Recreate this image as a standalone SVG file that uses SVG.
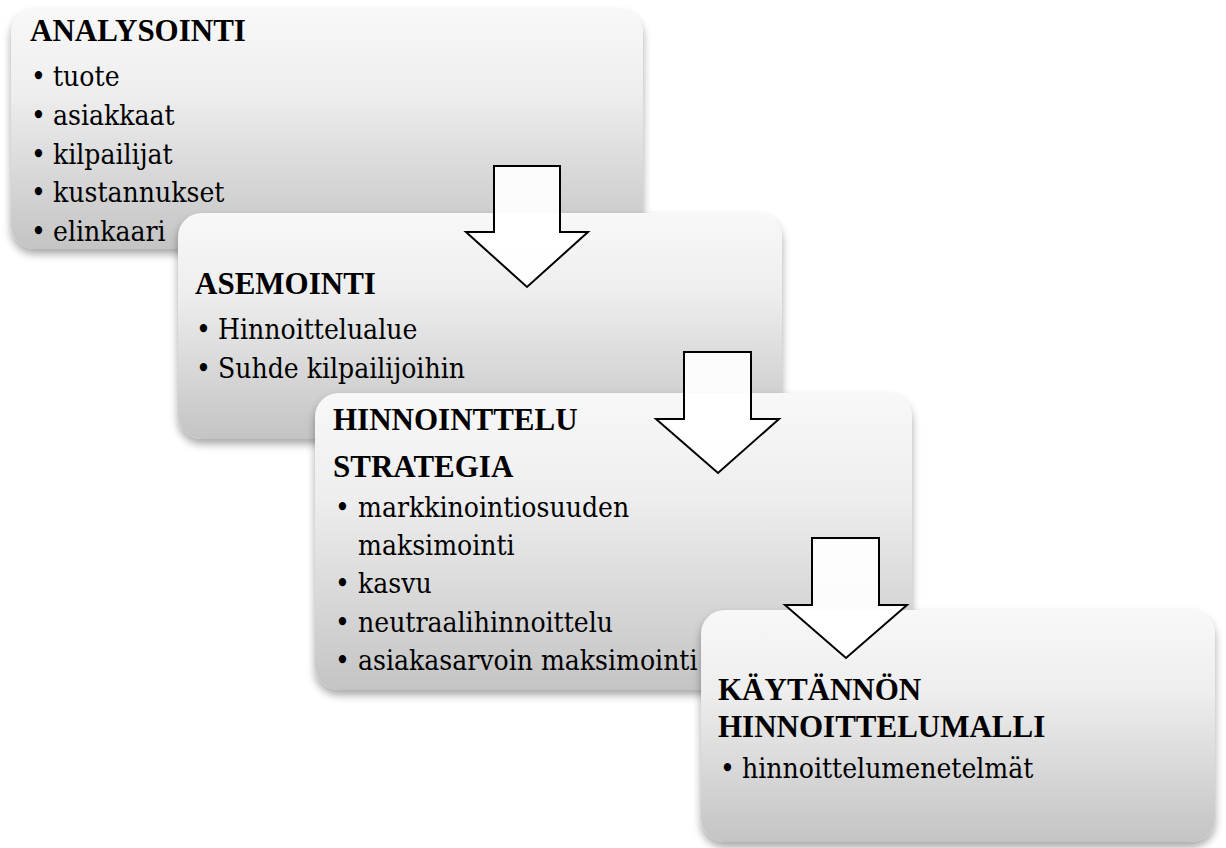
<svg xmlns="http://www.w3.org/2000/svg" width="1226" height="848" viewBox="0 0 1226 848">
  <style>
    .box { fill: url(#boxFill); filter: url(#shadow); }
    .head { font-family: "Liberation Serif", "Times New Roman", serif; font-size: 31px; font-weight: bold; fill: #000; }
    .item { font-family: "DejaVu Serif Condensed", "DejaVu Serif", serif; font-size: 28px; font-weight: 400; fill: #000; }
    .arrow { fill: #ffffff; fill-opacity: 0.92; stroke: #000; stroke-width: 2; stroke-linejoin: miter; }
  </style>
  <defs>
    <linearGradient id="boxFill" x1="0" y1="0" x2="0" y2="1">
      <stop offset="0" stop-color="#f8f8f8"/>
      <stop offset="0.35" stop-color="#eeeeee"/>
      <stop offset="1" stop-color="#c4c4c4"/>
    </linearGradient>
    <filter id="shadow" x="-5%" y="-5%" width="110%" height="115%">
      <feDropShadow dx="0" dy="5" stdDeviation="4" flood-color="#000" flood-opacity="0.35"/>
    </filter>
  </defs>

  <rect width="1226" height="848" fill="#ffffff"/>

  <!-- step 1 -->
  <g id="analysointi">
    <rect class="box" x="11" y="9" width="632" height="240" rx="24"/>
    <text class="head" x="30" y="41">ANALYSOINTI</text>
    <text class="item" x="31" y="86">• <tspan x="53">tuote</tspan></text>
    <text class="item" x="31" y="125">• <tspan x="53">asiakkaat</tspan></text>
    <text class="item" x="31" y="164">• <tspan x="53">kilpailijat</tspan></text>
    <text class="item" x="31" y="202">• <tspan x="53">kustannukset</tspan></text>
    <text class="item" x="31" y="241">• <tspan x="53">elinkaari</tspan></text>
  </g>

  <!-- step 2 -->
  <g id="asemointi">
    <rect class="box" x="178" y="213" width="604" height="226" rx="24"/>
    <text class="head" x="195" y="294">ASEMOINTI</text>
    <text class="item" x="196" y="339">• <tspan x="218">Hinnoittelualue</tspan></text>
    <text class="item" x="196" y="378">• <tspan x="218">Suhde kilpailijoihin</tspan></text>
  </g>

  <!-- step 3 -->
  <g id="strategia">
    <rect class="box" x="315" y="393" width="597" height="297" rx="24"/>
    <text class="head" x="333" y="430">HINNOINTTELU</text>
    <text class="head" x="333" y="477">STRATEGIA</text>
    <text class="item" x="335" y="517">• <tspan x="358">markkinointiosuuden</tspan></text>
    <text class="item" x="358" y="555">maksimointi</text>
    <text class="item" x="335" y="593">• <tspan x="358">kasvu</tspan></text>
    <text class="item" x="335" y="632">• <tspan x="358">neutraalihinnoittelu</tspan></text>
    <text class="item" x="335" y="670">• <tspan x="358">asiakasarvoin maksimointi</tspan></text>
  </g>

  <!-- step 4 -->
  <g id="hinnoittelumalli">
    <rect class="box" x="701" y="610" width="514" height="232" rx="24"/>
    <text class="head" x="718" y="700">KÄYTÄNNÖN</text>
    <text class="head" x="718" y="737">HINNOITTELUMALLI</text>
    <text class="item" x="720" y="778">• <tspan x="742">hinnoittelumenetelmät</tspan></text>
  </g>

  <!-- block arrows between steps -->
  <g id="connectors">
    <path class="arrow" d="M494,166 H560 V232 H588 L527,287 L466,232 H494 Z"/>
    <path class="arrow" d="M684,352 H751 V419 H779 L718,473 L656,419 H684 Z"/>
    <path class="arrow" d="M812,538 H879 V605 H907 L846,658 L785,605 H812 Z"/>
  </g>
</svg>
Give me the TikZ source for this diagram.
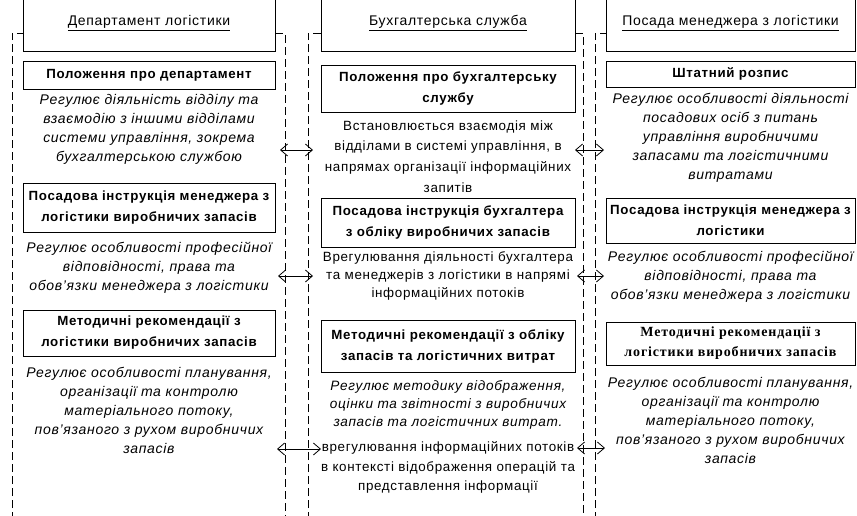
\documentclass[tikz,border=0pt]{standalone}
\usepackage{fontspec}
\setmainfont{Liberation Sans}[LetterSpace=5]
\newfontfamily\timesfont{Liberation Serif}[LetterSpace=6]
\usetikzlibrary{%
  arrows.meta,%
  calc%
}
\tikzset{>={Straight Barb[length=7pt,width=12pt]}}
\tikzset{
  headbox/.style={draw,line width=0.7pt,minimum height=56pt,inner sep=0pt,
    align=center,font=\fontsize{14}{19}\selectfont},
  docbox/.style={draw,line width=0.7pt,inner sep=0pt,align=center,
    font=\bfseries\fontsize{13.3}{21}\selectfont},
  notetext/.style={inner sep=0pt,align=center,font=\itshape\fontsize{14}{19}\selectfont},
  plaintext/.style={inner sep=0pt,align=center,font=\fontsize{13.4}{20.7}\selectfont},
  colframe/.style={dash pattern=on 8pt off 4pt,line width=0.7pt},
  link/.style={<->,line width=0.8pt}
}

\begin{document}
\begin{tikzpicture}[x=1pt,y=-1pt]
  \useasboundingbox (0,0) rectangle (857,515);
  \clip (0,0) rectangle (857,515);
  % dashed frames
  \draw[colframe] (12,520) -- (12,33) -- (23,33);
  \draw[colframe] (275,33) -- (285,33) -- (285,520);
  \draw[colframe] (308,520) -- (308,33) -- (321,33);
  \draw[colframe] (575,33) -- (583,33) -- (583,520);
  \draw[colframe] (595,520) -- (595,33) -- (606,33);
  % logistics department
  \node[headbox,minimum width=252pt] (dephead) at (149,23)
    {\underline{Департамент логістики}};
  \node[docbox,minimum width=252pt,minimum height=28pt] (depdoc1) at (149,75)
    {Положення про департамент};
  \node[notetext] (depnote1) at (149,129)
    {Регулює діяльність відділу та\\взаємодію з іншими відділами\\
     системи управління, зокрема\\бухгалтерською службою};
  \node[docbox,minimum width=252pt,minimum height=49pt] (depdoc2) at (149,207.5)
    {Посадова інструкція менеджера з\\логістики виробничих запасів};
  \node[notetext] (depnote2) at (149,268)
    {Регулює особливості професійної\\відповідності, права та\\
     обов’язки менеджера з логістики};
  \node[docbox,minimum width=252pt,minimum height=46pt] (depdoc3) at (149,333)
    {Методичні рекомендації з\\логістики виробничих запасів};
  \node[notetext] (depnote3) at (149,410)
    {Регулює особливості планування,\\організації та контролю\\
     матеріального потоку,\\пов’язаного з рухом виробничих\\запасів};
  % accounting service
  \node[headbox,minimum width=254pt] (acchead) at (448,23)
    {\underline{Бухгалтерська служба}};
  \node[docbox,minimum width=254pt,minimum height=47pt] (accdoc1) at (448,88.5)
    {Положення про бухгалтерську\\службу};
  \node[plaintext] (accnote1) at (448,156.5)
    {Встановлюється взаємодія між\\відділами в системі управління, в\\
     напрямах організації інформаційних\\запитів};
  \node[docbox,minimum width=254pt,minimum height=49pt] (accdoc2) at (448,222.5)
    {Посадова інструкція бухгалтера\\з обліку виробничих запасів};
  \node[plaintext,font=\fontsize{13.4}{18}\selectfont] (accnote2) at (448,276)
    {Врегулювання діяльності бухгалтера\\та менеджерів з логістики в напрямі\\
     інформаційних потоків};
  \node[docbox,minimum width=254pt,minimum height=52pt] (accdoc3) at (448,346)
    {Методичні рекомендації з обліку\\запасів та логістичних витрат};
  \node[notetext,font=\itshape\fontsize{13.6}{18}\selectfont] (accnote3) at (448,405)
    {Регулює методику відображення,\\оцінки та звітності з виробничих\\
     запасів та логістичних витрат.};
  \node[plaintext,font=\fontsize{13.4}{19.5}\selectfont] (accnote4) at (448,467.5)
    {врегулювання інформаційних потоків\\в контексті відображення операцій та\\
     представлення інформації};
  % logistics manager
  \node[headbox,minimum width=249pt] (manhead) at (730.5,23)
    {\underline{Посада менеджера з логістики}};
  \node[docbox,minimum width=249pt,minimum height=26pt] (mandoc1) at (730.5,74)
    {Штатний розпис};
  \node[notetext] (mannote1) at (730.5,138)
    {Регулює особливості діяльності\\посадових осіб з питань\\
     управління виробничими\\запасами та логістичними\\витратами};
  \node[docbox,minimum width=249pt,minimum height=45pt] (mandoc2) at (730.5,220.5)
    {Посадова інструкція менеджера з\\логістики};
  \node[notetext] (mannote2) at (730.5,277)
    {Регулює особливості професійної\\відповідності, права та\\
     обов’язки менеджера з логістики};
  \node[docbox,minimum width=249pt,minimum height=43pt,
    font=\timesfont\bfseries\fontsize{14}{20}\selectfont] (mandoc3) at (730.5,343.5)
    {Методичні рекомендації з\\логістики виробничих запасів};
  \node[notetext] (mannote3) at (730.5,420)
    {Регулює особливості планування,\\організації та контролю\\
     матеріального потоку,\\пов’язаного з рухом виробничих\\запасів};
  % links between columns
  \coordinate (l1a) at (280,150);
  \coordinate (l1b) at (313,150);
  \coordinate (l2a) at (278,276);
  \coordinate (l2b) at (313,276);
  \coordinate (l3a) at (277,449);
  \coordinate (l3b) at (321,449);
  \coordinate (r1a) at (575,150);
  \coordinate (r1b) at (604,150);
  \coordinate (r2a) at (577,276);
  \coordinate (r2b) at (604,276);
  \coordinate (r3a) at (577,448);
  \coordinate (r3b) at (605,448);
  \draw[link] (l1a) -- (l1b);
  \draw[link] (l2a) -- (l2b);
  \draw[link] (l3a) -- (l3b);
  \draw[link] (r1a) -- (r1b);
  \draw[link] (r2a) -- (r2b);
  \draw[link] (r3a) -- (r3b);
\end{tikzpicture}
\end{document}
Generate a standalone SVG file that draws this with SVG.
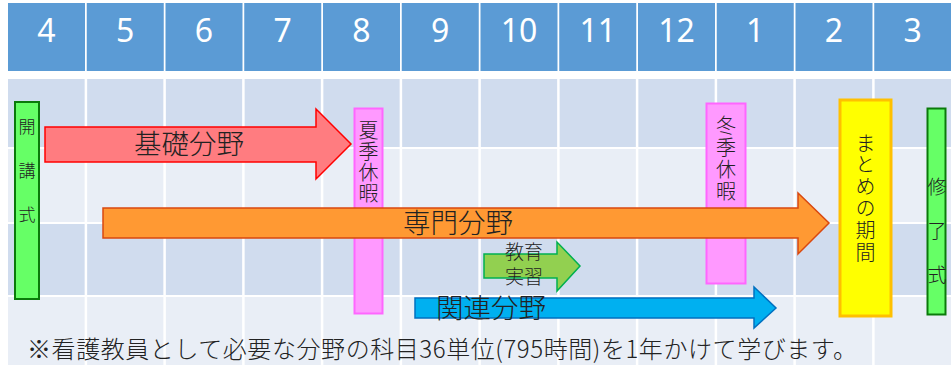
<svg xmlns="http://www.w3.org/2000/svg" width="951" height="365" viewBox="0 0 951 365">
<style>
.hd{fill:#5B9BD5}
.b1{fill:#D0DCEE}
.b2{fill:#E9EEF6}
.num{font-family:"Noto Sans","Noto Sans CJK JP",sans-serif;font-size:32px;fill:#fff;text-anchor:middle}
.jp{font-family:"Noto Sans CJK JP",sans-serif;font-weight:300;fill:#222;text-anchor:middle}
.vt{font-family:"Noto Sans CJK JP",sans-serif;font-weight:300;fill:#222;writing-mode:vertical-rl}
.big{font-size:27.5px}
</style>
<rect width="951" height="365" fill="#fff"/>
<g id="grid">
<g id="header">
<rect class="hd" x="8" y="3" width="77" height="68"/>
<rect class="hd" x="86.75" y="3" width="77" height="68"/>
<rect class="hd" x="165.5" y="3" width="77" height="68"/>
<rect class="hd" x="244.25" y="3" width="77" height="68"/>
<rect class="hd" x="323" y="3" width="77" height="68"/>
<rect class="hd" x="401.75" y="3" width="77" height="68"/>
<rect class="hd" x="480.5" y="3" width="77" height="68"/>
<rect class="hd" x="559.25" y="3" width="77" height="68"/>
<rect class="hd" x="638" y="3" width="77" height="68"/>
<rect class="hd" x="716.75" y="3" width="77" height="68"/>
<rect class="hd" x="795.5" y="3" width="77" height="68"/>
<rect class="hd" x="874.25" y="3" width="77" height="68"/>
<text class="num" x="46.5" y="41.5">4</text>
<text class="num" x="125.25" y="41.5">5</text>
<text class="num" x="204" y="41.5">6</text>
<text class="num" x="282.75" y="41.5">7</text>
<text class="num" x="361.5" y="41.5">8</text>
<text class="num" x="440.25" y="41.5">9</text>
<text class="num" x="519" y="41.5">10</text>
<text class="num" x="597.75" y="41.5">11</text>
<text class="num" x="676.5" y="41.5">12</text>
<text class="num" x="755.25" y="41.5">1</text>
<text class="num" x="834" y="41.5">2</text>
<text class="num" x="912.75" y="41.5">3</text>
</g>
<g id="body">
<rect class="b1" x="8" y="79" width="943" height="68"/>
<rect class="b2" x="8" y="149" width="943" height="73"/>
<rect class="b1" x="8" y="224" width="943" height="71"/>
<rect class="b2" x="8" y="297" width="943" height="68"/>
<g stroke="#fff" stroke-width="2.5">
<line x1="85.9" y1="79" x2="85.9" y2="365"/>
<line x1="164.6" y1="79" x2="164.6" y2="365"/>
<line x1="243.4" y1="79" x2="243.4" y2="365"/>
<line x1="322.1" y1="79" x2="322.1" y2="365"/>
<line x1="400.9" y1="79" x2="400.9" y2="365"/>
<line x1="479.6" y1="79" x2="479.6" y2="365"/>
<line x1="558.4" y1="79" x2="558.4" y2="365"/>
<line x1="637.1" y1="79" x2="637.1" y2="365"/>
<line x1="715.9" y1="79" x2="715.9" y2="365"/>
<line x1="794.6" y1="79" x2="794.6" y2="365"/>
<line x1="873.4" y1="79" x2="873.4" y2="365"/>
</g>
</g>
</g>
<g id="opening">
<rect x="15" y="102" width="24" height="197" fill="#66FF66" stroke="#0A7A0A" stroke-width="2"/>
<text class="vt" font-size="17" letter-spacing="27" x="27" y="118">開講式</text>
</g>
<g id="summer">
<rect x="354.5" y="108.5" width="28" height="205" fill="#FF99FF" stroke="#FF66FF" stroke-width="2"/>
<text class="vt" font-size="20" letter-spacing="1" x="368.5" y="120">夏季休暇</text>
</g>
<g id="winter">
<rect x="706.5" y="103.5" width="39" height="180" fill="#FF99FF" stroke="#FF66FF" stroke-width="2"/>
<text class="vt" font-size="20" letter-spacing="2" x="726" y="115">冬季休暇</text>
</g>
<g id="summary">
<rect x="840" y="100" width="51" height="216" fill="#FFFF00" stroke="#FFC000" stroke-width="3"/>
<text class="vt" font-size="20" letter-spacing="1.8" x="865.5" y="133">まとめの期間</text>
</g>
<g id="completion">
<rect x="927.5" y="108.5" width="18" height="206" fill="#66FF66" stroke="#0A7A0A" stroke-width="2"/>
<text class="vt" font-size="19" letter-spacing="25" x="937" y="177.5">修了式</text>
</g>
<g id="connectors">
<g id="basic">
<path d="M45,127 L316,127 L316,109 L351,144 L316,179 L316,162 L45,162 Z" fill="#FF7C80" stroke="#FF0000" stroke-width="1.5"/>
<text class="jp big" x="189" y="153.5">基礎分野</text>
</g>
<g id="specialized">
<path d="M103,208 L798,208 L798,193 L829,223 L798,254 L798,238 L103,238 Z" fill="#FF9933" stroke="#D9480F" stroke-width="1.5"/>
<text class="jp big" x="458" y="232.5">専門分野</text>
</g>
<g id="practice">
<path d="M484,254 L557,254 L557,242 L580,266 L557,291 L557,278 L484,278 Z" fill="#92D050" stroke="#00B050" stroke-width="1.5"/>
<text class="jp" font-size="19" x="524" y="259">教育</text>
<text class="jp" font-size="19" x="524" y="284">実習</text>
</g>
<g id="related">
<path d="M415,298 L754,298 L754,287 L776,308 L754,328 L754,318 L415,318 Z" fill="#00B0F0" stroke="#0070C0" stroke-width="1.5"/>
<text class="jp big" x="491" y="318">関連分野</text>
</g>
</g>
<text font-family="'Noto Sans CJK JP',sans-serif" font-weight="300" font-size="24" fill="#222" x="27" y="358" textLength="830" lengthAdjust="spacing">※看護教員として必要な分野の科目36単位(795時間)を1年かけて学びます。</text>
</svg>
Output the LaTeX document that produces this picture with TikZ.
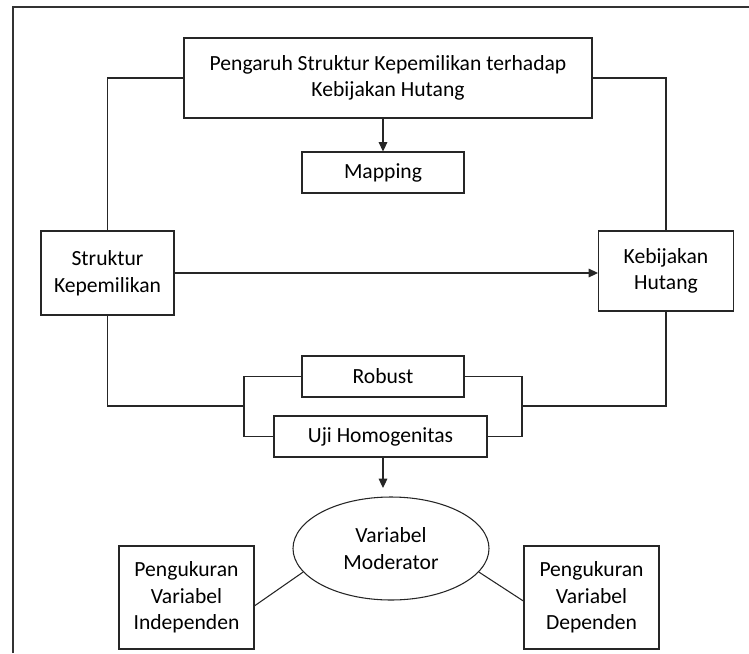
────────────────────
▶ YOUR TASK
Exactly how many lines contain "that"? State the number and nothing else.

▶ RESPONSE FOR THIS EXERCISE
3